[Records with drawing code]
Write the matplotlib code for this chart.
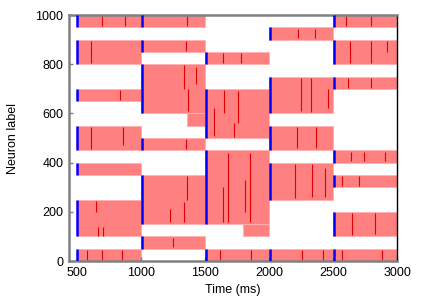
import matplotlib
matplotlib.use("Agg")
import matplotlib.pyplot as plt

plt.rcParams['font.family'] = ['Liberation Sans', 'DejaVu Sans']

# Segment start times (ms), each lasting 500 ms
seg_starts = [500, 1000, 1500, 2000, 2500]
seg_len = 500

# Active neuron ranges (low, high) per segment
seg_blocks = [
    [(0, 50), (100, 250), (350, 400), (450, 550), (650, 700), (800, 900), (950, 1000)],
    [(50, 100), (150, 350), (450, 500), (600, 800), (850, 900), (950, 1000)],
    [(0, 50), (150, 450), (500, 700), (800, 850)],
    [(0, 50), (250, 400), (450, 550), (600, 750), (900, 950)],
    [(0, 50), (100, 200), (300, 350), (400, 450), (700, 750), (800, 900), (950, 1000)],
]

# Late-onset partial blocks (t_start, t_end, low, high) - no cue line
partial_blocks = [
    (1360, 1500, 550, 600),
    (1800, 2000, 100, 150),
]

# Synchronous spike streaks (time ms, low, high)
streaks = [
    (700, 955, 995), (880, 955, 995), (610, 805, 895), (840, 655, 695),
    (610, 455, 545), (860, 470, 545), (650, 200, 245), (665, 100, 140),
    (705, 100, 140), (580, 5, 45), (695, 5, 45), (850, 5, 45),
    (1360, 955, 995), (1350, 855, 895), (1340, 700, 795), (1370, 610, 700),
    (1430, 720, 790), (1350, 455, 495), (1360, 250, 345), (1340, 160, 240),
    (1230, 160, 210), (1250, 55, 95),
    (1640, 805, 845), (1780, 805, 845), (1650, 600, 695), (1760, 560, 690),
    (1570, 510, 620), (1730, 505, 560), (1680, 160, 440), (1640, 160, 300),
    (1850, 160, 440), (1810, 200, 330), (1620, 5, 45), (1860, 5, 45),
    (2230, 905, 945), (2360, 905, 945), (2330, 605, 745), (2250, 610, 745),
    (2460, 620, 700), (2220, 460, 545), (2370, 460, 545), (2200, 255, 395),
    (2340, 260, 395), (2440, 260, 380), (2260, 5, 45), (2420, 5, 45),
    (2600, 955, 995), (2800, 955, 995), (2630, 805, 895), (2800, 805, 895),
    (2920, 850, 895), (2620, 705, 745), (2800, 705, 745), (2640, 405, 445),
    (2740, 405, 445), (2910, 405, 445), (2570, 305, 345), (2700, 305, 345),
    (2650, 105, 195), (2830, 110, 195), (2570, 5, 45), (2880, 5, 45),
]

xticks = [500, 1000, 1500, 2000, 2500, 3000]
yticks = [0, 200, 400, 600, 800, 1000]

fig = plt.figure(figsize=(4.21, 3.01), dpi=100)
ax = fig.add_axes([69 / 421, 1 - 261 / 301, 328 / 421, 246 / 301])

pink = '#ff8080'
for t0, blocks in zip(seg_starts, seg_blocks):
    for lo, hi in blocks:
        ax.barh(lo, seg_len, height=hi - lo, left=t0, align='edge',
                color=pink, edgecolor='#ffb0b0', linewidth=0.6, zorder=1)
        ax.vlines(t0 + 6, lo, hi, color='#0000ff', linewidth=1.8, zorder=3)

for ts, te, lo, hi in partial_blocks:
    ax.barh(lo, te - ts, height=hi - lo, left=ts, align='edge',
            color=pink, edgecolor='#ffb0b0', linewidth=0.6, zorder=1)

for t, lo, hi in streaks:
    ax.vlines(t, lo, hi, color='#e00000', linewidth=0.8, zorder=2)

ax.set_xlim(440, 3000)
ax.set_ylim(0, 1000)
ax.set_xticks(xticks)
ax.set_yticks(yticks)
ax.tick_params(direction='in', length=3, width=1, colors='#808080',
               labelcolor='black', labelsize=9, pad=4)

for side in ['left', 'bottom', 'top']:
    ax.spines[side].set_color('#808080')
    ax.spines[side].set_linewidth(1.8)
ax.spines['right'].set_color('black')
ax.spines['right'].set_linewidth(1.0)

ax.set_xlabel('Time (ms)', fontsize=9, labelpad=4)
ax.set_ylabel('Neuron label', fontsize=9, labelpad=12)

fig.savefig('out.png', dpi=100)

* * *

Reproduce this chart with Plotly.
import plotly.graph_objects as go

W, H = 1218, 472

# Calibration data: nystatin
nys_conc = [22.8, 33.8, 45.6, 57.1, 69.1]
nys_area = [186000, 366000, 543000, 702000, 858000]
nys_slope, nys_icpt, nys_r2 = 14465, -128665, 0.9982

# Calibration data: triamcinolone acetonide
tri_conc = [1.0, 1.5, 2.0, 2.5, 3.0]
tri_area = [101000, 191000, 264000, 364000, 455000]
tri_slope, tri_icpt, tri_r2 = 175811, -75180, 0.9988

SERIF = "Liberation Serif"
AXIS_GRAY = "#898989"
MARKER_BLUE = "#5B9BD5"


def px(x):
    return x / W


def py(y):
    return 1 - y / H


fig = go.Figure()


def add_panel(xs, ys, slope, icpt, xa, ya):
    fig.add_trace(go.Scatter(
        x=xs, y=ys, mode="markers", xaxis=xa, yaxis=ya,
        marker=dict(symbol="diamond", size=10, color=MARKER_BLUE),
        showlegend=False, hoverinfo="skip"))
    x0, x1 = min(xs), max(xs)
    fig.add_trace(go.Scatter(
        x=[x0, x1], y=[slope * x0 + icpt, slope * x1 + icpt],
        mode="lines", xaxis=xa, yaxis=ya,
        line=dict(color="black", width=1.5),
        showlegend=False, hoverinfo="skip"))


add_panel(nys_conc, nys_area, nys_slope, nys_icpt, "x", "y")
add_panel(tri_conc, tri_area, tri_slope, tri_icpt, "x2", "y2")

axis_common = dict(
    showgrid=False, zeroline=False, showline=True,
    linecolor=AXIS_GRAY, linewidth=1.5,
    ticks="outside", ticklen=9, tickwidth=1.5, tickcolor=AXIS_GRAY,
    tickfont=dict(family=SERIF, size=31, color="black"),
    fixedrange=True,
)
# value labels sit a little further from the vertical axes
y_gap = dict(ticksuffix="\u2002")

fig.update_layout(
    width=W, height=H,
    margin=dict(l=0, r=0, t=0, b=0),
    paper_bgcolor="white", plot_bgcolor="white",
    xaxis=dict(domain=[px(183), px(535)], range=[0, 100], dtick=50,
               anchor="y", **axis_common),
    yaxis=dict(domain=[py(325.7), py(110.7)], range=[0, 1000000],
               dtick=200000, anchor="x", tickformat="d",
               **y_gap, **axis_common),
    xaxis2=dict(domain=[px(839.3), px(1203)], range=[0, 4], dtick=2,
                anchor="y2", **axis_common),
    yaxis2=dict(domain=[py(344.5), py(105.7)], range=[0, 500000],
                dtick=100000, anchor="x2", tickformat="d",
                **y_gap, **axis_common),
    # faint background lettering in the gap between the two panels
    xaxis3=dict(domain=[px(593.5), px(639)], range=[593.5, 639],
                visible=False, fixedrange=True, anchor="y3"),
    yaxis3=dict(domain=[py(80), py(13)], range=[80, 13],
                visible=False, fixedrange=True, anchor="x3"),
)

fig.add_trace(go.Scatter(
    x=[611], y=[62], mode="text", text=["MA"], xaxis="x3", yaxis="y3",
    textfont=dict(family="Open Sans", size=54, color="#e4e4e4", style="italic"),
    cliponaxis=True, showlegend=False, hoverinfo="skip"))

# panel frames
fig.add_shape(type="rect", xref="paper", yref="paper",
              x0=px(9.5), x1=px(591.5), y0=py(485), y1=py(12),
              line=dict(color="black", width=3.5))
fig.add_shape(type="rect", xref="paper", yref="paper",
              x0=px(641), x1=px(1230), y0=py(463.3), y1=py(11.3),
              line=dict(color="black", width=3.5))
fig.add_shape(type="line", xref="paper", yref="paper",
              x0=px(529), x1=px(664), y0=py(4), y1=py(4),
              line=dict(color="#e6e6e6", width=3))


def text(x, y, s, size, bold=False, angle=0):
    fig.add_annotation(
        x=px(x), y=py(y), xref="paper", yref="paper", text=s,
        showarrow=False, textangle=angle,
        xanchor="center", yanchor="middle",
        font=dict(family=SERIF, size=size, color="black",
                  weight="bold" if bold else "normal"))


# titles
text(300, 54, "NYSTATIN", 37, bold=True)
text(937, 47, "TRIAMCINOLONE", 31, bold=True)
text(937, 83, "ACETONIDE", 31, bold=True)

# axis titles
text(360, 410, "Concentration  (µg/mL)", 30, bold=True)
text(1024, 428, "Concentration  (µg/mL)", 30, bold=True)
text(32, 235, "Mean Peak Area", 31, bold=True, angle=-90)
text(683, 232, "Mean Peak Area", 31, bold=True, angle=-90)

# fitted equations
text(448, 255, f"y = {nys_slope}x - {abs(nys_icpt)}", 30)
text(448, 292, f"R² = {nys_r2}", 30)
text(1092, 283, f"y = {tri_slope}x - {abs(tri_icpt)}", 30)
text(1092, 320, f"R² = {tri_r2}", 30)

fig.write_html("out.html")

● GIVEN INSTRUCTION
Extract the part of the records that opens with the line containing "Write the matplotlib code for this chart." and closes with the line containing "seg_len = 500". Take only those lines, exactly, and no pictures.

● EXERCISE OUTPUT
Write the matplotlib code for this chart.
import matplotlib
matplotlib.use("Agg")
import matplotlib.pyplot as plt

plt.rcParams['font.family'] = ['Liberation Sans', 'DejaVu Sans']

# Segment start times (ms), each lasting 500 ms
seg_starts = [500, 1000, 1500, 2000, 2500]
seg_len = 500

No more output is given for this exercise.